* [Given problem]:
Return the lines below exactly, from the first line to the line that contains "YTICKS = [-30, -20, -10, 0, 10, 20]". Leave out pictures.

--- Start ---

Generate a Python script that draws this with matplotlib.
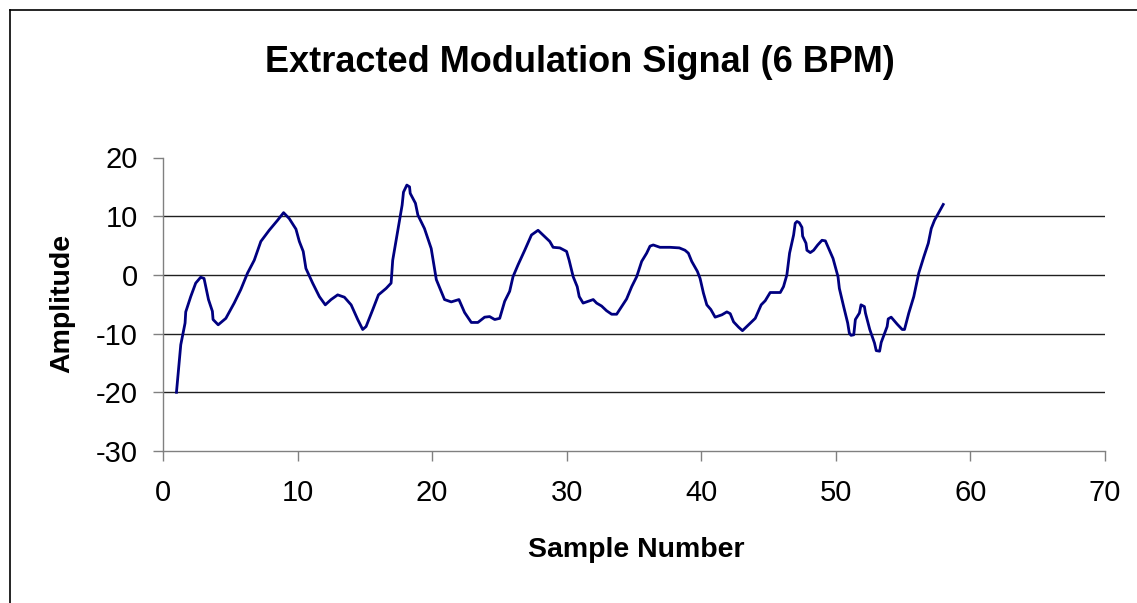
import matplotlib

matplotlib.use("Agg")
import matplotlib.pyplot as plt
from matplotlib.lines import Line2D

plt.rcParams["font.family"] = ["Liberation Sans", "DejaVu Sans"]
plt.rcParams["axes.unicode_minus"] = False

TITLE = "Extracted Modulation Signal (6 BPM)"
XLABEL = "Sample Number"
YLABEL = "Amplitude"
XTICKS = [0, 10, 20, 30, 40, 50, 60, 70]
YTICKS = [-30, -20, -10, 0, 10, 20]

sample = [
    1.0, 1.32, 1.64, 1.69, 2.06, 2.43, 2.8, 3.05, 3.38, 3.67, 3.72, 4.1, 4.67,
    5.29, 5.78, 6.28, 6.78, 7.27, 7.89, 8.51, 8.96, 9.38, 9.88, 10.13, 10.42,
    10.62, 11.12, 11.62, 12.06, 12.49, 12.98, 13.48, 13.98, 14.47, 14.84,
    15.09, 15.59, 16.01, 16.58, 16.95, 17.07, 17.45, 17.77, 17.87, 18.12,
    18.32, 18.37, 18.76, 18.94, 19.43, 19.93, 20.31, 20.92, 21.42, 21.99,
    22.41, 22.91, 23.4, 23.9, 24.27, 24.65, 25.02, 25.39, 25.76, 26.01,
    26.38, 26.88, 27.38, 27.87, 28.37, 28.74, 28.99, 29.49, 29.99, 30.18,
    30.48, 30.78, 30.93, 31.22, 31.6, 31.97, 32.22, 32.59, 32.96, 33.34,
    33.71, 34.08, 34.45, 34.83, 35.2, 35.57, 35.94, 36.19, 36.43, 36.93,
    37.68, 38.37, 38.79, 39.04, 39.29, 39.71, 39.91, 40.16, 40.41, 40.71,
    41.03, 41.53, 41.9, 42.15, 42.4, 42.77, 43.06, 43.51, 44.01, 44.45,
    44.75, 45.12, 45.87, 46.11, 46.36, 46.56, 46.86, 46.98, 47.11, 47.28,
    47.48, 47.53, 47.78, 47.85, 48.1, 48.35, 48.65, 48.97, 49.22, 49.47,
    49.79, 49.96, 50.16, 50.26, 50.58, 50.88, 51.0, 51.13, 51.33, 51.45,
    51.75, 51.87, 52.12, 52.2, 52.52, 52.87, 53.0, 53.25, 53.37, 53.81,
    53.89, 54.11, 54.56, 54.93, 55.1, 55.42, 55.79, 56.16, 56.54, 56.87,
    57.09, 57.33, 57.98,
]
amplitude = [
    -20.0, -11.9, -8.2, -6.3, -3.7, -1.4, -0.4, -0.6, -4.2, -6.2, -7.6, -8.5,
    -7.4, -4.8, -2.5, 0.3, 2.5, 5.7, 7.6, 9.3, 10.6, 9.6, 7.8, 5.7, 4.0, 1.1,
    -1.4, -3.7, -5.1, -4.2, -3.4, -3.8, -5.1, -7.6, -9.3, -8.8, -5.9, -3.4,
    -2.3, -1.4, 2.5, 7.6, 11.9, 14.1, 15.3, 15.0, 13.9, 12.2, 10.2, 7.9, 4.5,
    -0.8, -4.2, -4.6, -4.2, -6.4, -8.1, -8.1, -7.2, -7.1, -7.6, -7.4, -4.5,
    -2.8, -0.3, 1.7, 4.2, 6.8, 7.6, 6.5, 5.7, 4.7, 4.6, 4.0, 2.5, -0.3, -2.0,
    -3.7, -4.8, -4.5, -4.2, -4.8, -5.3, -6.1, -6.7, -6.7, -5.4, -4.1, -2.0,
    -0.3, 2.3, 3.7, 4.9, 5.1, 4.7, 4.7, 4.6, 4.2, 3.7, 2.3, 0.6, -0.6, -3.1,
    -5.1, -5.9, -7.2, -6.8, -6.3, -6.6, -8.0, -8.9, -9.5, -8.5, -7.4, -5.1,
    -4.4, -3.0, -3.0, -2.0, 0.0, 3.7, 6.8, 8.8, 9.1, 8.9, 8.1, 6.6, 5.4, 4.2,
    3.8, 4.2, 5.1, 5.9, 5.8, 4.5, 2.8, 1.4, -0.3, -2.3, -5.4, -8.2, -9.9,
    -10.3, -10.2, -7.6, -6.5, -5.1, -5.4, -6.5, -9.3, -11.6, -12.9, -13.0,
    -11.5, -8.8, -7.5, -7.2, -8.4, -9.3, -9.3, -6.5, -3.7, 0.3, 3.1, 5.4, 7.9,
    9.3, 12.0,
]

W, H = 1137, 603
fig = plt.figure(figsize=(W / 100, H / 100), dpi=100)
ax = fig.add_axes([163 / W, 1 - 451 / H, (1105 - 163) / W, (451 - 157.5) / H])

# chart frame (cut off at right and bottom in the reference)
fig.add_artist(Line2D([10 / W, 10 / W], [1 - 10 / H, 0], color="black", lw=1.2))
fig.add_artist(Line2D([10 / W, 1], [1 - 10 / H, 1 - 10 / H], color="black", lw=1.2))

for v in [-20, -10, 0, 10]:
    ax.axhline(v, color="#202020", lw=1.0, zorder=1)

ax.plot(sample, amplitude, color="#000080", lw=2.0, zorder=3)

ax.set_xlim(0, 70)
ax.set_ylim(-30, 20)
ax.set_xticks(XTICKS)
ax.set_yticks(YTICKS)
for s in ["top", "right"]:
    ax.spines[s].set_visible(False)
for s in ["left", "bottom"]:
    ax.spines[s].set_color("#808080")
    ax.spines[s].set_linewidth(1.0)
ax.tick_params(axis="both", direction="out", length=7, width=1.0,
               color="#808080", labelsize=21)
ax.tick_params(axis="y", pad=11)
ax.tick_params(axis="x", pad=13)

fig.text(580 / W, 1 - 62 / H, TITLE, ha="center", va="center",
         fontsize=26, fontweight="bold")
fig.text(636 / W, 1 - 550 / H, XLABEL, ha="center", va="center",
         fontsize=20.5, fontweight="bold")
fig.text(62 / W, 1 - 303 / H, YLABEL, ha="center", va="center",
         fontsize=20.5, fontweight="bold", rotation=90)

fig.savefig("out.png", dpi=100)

--- End ---

* [The solution]:
Generate a Python script that draws this with matplotlib.
import matplotlib

matplotlib.use("Agg")
import matplotlib.pyplot as plt
from matplotlib.lines import Line2D

plt.rcParams["font.family"] = ["Liberation Sans", "DejaVu Sans"]
plt.rcParams["axes.unicode_minus"] = False

TITLE = "Extracted Modulation Signal (6 BPM)"
XLABEL = "Sample Number"
YLABEL = "Amplitude"
XTICKS = [0, 10, 20, 30, 40, 50, 60, 70]
YTICKS = [-30, -20, -10, 0, 10, 20]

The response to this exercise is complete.